Friday 17 April 1668

(Friday). Called up by Balty’s coming, who gives me a good account of his voyage, and pleases me well, and I hope hath got something. This morning paid the Royall Society, 1l. 6s.
and so to the office all the morning. At noon home to dinner with my people, and there much pretty discourse of Balty’s. So by coach to White Hall: the coachman on Ludgate Hill ‘lighted, and beat a fellow with a sword, 2s. 6d.
Did little business with the Duke of York. Hear that the House is upon the business of Harman, who, they say, takes all on himself. Thence, with Brouncker, to the King’s house, and saw “The Surprizall,” where base singing, only Knepp, who come, after her song in the clouds, to me in the pit, and there, oranges, 2s.
After the play, she, and I, and Rolt, by coach, 6s. 6d.
to Kensington, and there to the Grotto, and had admirable pleasure with their singing, and fine ladies listening to us: with infinite pleasure, I enjoyed myself: so to the tavern there, and did spend 16s. 6d.
and the gardener 2s.
Mighty merry, and sang all the way to the town, a most pleasant evening, moonshine, and set them at her house in Covent Garden, and I home and to bed.

12 Annotations

Terry Foreman  •  Link

The 1l. 6s. went to the Royal Society, whose fellows, L&M note, paid 1s. weekly "towards the defraying of occasional charges." (Birch's History of the RS, i.237).

Terry Foreman  •  Link

"Hear the the House is upon the business of Harman, who, they say, takes all on himself"

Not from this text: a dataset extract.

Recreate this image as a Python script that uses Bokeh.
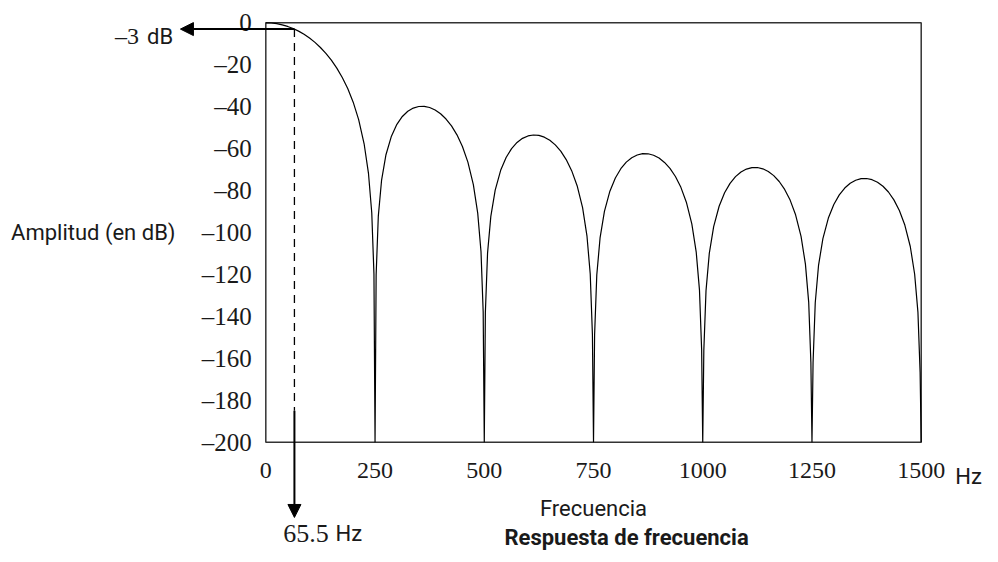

[ Commons examined Sir John Harman, Capt. Cox, Mr. Brouncker, et al., in relation to the miscarriage in slacking sail, and not pursuing the Dutch Fleet after the Battle of Lowescroft in 1665 ]

See Commons Journal - Friday, April 17.
Miscarriages of the War.

and Grey's Debates

Christopher Squire  •  Link

’ . . and there much pretty discourse of Balty’s . . ’

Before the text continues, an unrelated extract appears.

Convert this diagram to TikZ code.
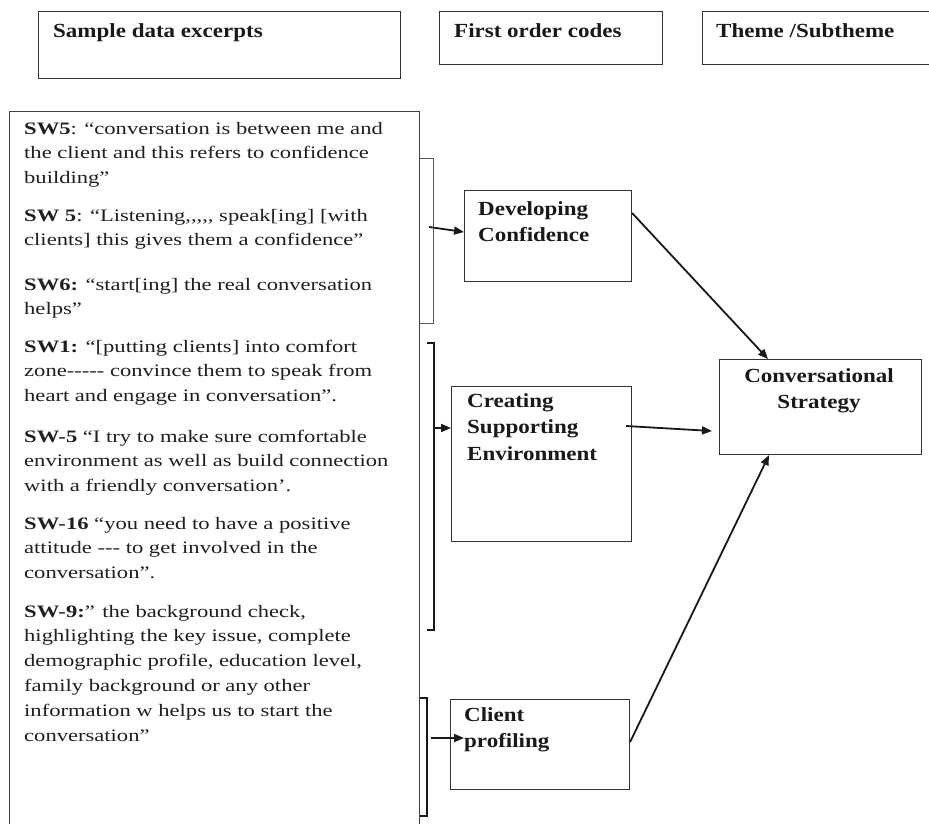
\documentclass[tikz,border=0pt]{standalone}
\usepackage{fontspec}
\setmainfont{Liberation Serif}
\newfontfamily\quotefont[FakeStretch=1.29,Ligatures=TeXOff]{Liberation Serif}
\newfontfamily\headfont[FakeStretch=1.15]{Liberation Serif}
\usetikzlibrary{arrows.meta,calc}

% multi-line nodes are placed by the baseline of their last line
\tikzset{
  frame/.style={draw=black!80, line width=1.1pt, inner sep=0pt, anchor=north west},
  quote/.style={anchor=base west, inner sep=0pt, align=left, text=black!88,
    font=\quotefont\fontsize{17.5}{24.8}\selectfont},
  code/.style={anchor=base west, inner sep=0pt, align=left, text=black!90,
    font=\headfont\bfseries\fontsize{20}{26.5}\selectfont},
  link/.style={line width=1.8pt, draw=black!90, -{Triangle[length=10pt,width=8pt]}},
  bracketline/.style={line width=1.8pt, draw=black!90},
  thinbracket/.style={line width=0.9pt, draw=black!65},
}

\begin{document}
\begin{tikzpicture}[x=1pt, y=-1pt]
\clip (0,0) rectangle (929,823);
\fill[white] (0,0) rectangle (929,823);

% column headers
\node[frame, minimum width=362pt, minimum height=67pt] (hsample) at (38,11) {};
\node[frame, minimum width=223pt, minimum height=53pt] (hcodes) at (439,11) {};
\node[frame, minimum width=240pt, minimum height=53pt] (htheme) at (702,11) {};
\node[code] (tsample) at (53,37) {Sample data excerpts};
\node[code] (tcodes) at (454,37) {First order codes};
\node[code] (ttheme) at (716,37) {Theme /Subtheme};

% box of interview excerpts
\node[frame, draw=black!75, line width=1pt, minimum width=410pt, minimum height=740pt] (excerpts) at (9,111) {};

\node[quote] (p1) at (24,183.6) {\textbf{SW5}: “conversation is between me and\\
the client and this refers to confidence\\
building”};
\node[quote] (p2) at (24,245.8) {\textbf{SW 5}: “Listening,,,,, speak[ing] [with\\
clients] this gives them a confidence”};
\node[quote] (p3) at (24,314.8) {\textbf{SW6:} “start[ing] the real conversation\\
helps”};
\node[quote] (p4) at (24,401.6) {\textbf{SW1:} “[putting clients] into comfort\\
zone----- convince them to speak from\\
heart and engage in conversation”.};
\node[quote] (p5) at (24,491.6) {\textbf{SW-5} “I try to make sure comfortable\\
environment as well as build connection\\
with a friendly conversation’.};
\node[quote] (p6) at (24,578.6) {\textbf{SW-16} “you need to have a positive\\
attitude --- to get involved in the\\
conversation”.};
\node[quote] (p7) at (24,741) {\textbf{SW-9:}” the background check,\\
highlighting the key issue, complete\\
demographic profile, education level,\\
family background or any other\\
information w helps us to start the\\
conversation”};

% first order codes
\node[frame, minimum width=167pt, minimum height=91pt] (dev) at (464,190) {};
\node[code] (tdev) at (478,241.5) {Developing\\Confidence};
\node[frame, minimum width=180pt, minimum height=155pt] (cse) at (451,386) {};
\node[code] (tcse) at (467,460) {Creating\\Supporting\\Environment};
\node[frame, minimum width=179pt, minimum height=90pt] (cli) at (450,699) {};
\node[code] (tcli) at (464,747.5) {Client\\profiling};

% theme
\node[frame, minimum width=202pt, minimum height=95pt] (conv) at (719,359) {};
\node[code, anchor=base, align=center] (tconv) at (819,408.5) {Conversational\\Strategy};

% brackets grouping the excerpts
\coordinate (b1a) at (420,158);
\coordinate (b1b) at (433,158);
\coordinate (b1c) at (433,323);
\coordinate (b1d) at (420,323);
\draw[thinbracket] (b1a) -- (b1b) -- (b1c) -- (b1d);
\coordinate (b2a) at (427,343);
\coordinate (b2b) at (434,343);
\coordinate (b2c) at (434,630);
\coordinate (b2d) at (427,630);
\draw[bracketline] (b2a) -- (b2b) -- (b2c) -- (b2d);
\coordinate (b3a) at (420,698);
\coordinate (b3b) at (427,698);
\coordinate (b3c) at (427,816);
\coordinate (b3d) at (420,816);
\draw[bracketline] (b3a) -- (b3b) -- (b3c) -- (b3d);

% connectors
\coordinate (s1) at (429,227);
\coordinate (s2) at (434,428);
\coordinate (s3) at (431,738);
\draw[link] (s1) -- ($(dev.north west)+(0,42)$);
\draw[link] (s2) -- ($(cse.north west)+(0,42)$);
\draw[link] (s3) -- ($(cli.north west)+(14,39)$);
\draw[link] ($(cse.north east)+(-6,40)$) -- ($(conv.north west)+(-7,72)$);
\draw[link] ($(dev.north east)+(0,23)$) -- ($(conv.north west)+(49,0)$);
\draw[link] ($(cli.north east)+(0,43)$) -- ($(conv.south west)+(50,0)$);
\end{tikzpicture}
\end{document}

‘pretty, adj., n., and int. Etym:  < prat n.1 + -y suffix1. Compare Dutch prettig...
A. adj.
 1. . . b. Cleverly or elegantly made or done; ingenious, artful, well-conceived.
. . 1671    tr. J. de Palafox Conq. China vi. 119   The King‥at last thought of a very pretty way to suppress him, and this was by a stratagem.
1707    J. Mortimer Whole Art Husbandry (1721) I. 84   They have in Kent a pretty way of saving of Labour in the digging of Chalk.

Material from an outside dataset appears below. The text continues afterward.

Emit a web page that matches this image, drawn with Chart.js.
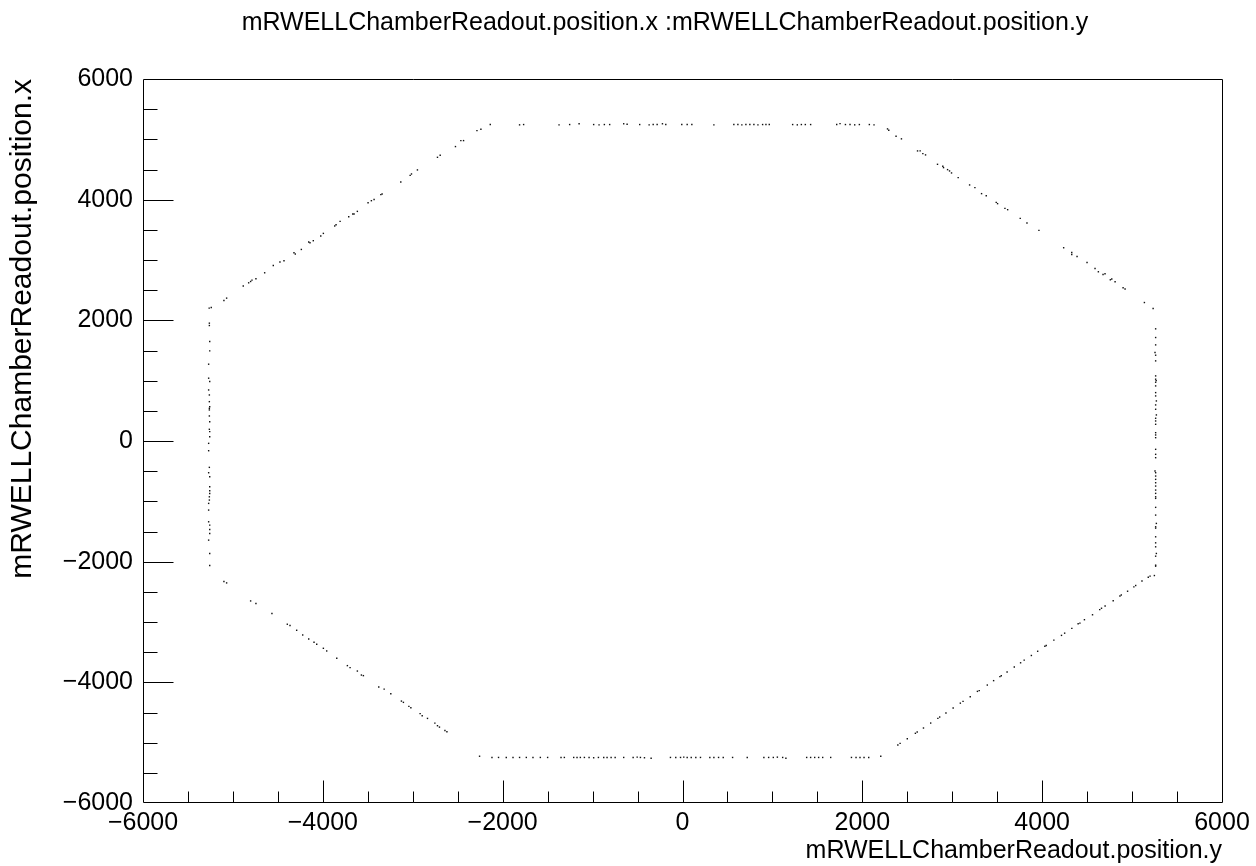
<!DOCTYPE html>
<html>
<head>
<meta charset="utf-8">
<script src="https://cdn.jsdelivr.net/npm/chart.js@4.4.1/dist/chart.umd.min.js"></script>
<style>
  html, body { margin: 0; padding: 0; background: #ffffff; }
  #wrap { width: 1256px; height: 866px; position: relative; }
  canvas { display: block; }
</style>
</head>
<body>
<div id="wrap"><canvas id="c" width="1256" height="866"></canvas></div>
<script>
// ---------------- data ----------------
const chartTitle = 'mRWELLChamberReadout.position.x :mRWELLChamberReadout.position.y';
const xAxisTitle = 'mRWELLChamberReadout.position.y';
const yAxisTitle = 'mRWELLChamberReadout.position.x';

const xTickValues = [-6000, -4000, -2000, 0, 2000, 4000, 6000];
const xTickLabels = ['\u22126000', '\u22124000', '\u22122000', '0', '2000', '4000', '6000'];
const yTickValues = [-6000, -4000, -2000, 0, 2000, 4000, 6000];
const yTickLabels = ['\u22126000', '\u22124000', '\u22122000', '0', '2000', '4000', '6000'];

// points as [position.y, position.x]
const topEdge = [
  [-2138,5245],[-1812,5240],[-1767,5245],[-1373,5240],[-1255,5245],[-1150,5258],[-988,5245],[-928,5240],
  [-869,5245],[-810,5245],[-654,5258],[-616,5250],[-476,5245],[-371,5240],[-326,5245],[-282,5245],
  [-223,5258],[-186,5245],[-8,5245],[52,5245],[104,5245],[349,5240],[571,5245],[616,5245],[660,5240],
  [705,5245],[749,5245],[794,5245],[839,5240],[891,5245],[928,5245],[965,5245],[1225,5245],[1277,5240],
  [1322,5245],[1366,5245],[1425,5245],[1715,5245],[1752,5260],[1812,5245],[1863,5245],[1915,5240],
  [1967,5245],[2078,5245],[2130,5240]
];
const bottomEdge = [
  [-2257,-5225],[-2119,-5245],[-2046,-5245],[-1960,-5245],[-1885,-5245],[-1812,-5245],[-1737,-5245],
  [-1663,-5245],[-1581,-5245],[-1500,-5245],[-1351,-5245],[-1314,-5245],[-1210,-5245],[-1173,-5245],
  [-1136,-5245],[-1091,-5245],[-1039,-5245],[-988,-5250],[-935,-5245],[-876,-5245],[-839,-5245],
  [-794,-5245],[-749,-5245],[-654,-5245],[-549,-5245],[-504,-5240],[-468,-5245],[-423,-5250],
  [-349,-5258],[-134,-5245],[-75,-5245],[-22,-5245],[14,-5240],[52,-5245],[97,-5245],[148,-5245],
  [200,-5245],[304,-5245],[349,-5245],[401,-5245],[453,-5245],[557,-5245],[720,-5245],[905,-5245],
  [958,-5245],[1010,-5245],[1055,-5240],[1114,-5245],[1150,-5258],[1381,-5245],[1425,-5245],
  [1470,-5245],[1514,-5245],[1559,-5245],[1648,-5245],[1879,-5245],[1930,-5245],[1974,-5245],
  [2019,-5245],[2071,-5245],[2205,-5225]
];
const rightEdge = [
  [5262,1859],[5262,1715],[5262,1593],[5255,1466],[5262,1422],[5262,1328],[5262,1079],[5262,1024],
  [5268,1001],[5262,974],[5262,913],[5262,802],[5262,747],[5270,664],[5262,598],[5262,526],
  [5270,432],[5262,377],[5262,332],[5262,277],[5262,138],[5262,100],[5262,55],[5262,-138],
  [5262,-221],[5262,-277],[5255,-498],[5262,-526],[5262,-581],[5262,-636],[5262,-692],[5262,-747],
  [5262,-813],[5262,-868],[5262,-925],[5262,-951],[5262,-1100],[5262,-1228],[5270,-1366],[5262,-1422],
  [5262,-1444],[5262,-1588],[5262,-1688],[5262,-1754],[5270,-1864],[5262,-1909],[5262,-2058],
  [5262,-2075],[5248,-2230]
];
const leftEdge = [
  [-5264,2202],[-5262,1953],[-5262,1914],[-5258,1649],[-5258,1494],[-5270,1273],[-5270,1041],[-5258,985],
  [-5270,846],[-5262,763],[-5262,652],[-5258,569],[-5262,542],[-5262,515],[-5262,415],[-5258,320],
  [-5262,194],[-5258,155],[-5258,71],[-5270,-39],[-5270,-161],[-5262,-437],[-5270,-526],[-5258,-592],
  [-5258,-759],[-5258,-825],[-5258,-869],[-5262,-925],[-5262,-979],[-5270,-1034],[-5270,-1145],
  [-5270,-1339],[-5258,-1394],[-5258,-1466],[-5258,-1533],[-5270,-1643],[-5258,-1864],[-5258,-2063]
];
const upperLeftDiag = [
  [-5241,2212],[-5100,2329],[-5070,2368],[-4885,2568],[-4825,2622],[-4803,2644],[-4788,2667],[-4744,2689],
  [-4647,2788],[-4551,2910],[-4477,2966],[-4432,2988],[-4321,3120],[-4306,3099],[-4239,3175],[-4157,3298],
  [-4143,3286],[-4106,3320],[-4023,3398],[-3994,3441],[-3868,3564],[-3853,3585],[-3808,3640],[-3712,3718],
  [-3667,3763],[-3653,3763],[-3616,3806],[-3497,3950],[-3460,3983],[-3430,4004],[-3355,4083],[-3341,4095],
  [-3133,4294],[-3029,4403],[-3014,4426],[-2948,4493],[-2725,4702],[-2695,4735],[-2525,4880],[-2465,4979],
  [-2435,4979],[-2286,5145],[-2242,5167]
];
const lowerLeftDiag = [
  [-5100,-2329],[-5070,-2352],[-4803,-2651],[-4744,-2694],[-4566,-2860],[-4395,-3037],[-4365,-3059],
  [-4291,-3137],[-4224,-3215],[-4157,-3281],[-4098,-3336],[-4068,-3369],[-3994,-3436],[-3957,-3480],
  [-3845,-3602],[-3727,-3723],[-3697,-3756],[-3616,-3813],[-3571,-3879],[-3549,-3889],[-3378,-4078],
  [-3318,-4112],[-3244,-4188],[-3126,-4311],[-3104,-4332],[-3043,-4398],[-3021,-4420],[-2918,-4519],
  [-2895,-4553],[-2836,-4598],[-2754,-4676],[-2725,-4719],[-2703,-4742],[-2642,-4797],[-2620,-4818]
];
const upperRightDiag = [
  [2280,5173],[2294,5150],[2375,5051],[2435,5008],[2614,4808],[2643,4808],[2673,4763],[2703,4742],
  [2836,4586],[2895,4553],[2903,4531],[2948,4498],[2970,4476],[2992,4443],[3066,4365],[3193,4244],
  [3252,4199],[3326,4100],[3378,4066],[3489,3955],[3504,3934],[3586,3856],[3616,3834],[3756,3690],
  [3831,3614],[3964,3491],[4239,3203],[4329,3125],[4329,3092],[4388,3059],[4499,2959],[4588,2860],
  [4625,2805],[4677,2760],[4699,2772],[4758,2672],[4774,2684],[4811,2639],[4900,2539],[4922,2518],
  [5137,2295],[5234,2196]
];
const lowerRightDiag = [
  [5200,-2240],[5180,-2258],[5110,-2320],[5040,-2395],[5020,-2418],[4950,-2490],[4880,-2552],[4865,-2570],
  [4790,-2648],[4700,-2735],[4660,-2772],[4640,-2795],[4560,-2880],[4470,-2962],[4420,-3018],[4400,-3030],
  [4330,-3105],[4250,-3185],[4215,-3222],[4130,-3300],[4045,-3390],[4030,-3402],[3950,-3485],[3880,-3555],
  [3800,-3632],[3760,-3676],[3690,-3745],[3610,-3828],[3545,-3890],[3530,-3905],[3460,-3972],[3390,-4045],
  [3300,-4138],[3280,-4150],[3200,-4238],[3120,-4315],[3090,-4345],[3010,-4425],[2930,-4508],[2860,-4575],
  [2840,-4598],[2760,-4675],[2680,-4757],[2610,-4823],[2590,-4845],[2500,-4935],[2420,-5012],[2395,-5040]
];

// ---------------- chart ----------------
const FONT = '"Liberation Sans", Arial, Helvetica, sans-serif';
const allPoints = [].concat(topEdge, bottomEdge, rightEdge, leftEdge,
  upperLeftDiag, lowerLeftDiag, upperRightDiag, lowerRightDiag).map(p => ({x: p[0], y: p[1]}));

const rootFrame = {
  id: 'rootFrame',
  afterDatasetsDraw(chart) {
    const {ctx, chartArea: a, scales: {x, y}} = chart;
    ctx.save();
    ctx.strokeStyle = '#000';
    ctx.lineWidth = 1;
    ctx.beginPath();
    ctx.rect(a.left + 0.5, a.top + 0.5, a.right - a.left, a.bottom - a.top - 1);
    ctx.stroke();
    ctx.beginPath();
    for (let v = x.min + 500; v < x.max; v += 500) {
      const px = Math.round(x.getPixelForValue(v)) + 0.5;
      const len = (v % 2000 === 0) ? 22 : 11;
      ctx.moveTo(px, a.bottom - 0.5);
      ctx.lineTo(px, a.bottom - 0.5 - len);
    }
    for (let v = y.min + 500; v < y.max; v += 500) {
      const py = Math.round(y.getPixelForValue(v)) + 0.5;
      const len = (v % 2000 === 0) ? 30 : 14;
      ctx.moveTo(a.left + 0.5, py);
      ctx.lineTo(a.left + 0.5 + len, py);
    }
    ctx.stroke();
    // main title
    ctx.fillStyle = '#000';
    ctx.font = '25px ' + FONT;
    ctx.textAlign = 'center';
    ctx.textBaseline = 'alphabetic';
    ctx.fillText(chartTitle, 665, 29.5);
    ctx.restore();
  }
};

new Chart(document.getElementById('c'), {
  type: 'scatter',
  data: {
    datasets: [{
      label: 'points',
      data: allPoints,
      pointStyle: 'rect',
      pointRadius: 1,
      pointBorderWidth: 0,
      backgroundColor: '#111111',
      borderColor: '#111111',
      showLine: false
    }]
  },
  options: {
    responsive: false,
    devicePixelRatio: 1,
    animation: false,
    events: [],
    layout: { padding: { left: 0, right: 34, top: 79, bottom: 0 } },
    plugins: {
      legend: { display: false },
      title: { display: false },
      tooltip: { enabled: false }
    },
    scales: {
      x: {
        type: 'linear',
        position: 'bottom',
        min: -6000, max: 6000,
        afterBuildTicks: s => { s.ticks = xTickValues.map(v => ({value: v})); },
        afterFit: s => { s.height = 63; },
        grid: { display: false, drawTicks: false },
        border: { display: false },
        ticks: {
          autoSkip: false, maxRotation: 0, padding: 5,
          color: '#000',
          font: { family: FONT, size: 25 },
          callback: (v, i) => xTickLabels[i]
        },
        title: {
          display: true, text: xAxisTitle, align: 'end',
          color: '#000', font: { family: FONT, size: 25 },
          padding: { top: 0, bottom: 0 }
        }
      },
      y: {
        type: 'linear',
        position: 'left',
        min: -6000, max: 6000,
        afterBuildTicks: s => { s.ticks = yTickValues.map(v => ({value: v})); },
        afterFit: s => { s.width = 143; },
        grid: { display: false, drawTicks: false },
        border: { display: false },
        ticks: {
          autoSkip: false, padding: 10,
          color: '#000',
          font: { family: FONT, size: 25 },
          callback: (v, i) => yTickLabels[i]
        },
        title: {
          display: true, text: yAxisTitle, align: 'end',
          color: '#000', font: { family: FONT, size: 30 },
          padding: { top: 5, bottom: 0 }
        }
      }
    }
  },
  plugins: [rootFrame]
});
</script>
</body>
</html>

. . 3. Used as a general term of admiration or appreciation.
. .  b. Of a thing or action: fine, pleasing, commendable, etc.; proper, appropriate, or polite.
. . 1667    S. Pepys Diary 1 Sept. (1974) VIII. 412   It is pretty to see how strange everybody looks.’ [OED]

language hat  •  Link

Yes, one would like to know more about that incident. Did the fellow bellow an unforgivable insult, was he caught in flagrante delicto, or did the coachman simply not like his face?

Alan Kerr  •  Link

“the coachman on Ludgate Hill ‘lighted, and beat a fellow with a sword”
In fact, one of the joys of English is that it seems to make equal sense for the coachman or the "fellow" to have had the sword.

Terry Foreman  •  Link

A review of entries noting Pepys's passages over Ludgate Hill by coach show traffic often "jammed" there, so incidents can and have happened.

Mary  •  Link

Ludgate Hill has proved (and still proves) a steep and difficult stretch of road for horses to manage. In very recent times the prospect of negotiating this hill with (State) carriage and horses has caused problems and head-scratching.

Terry Foreman  •  Link

Finally, *Ludgate Hill: past and present : a narrative concerning the people, places ...* By Sir William Purdie Treloar (bart.) 2nd ed. 1881
[book w/ plates devoted to getting the streets widened]

Ivan  •  Link

Mr Pepys, Captain Rolt, and Knepp certainly enjoyed themselves in the tavern and our hero appears to have spent sixteen shillings and sixpence on drink. A considerable sum. I hope the others bought their rounds!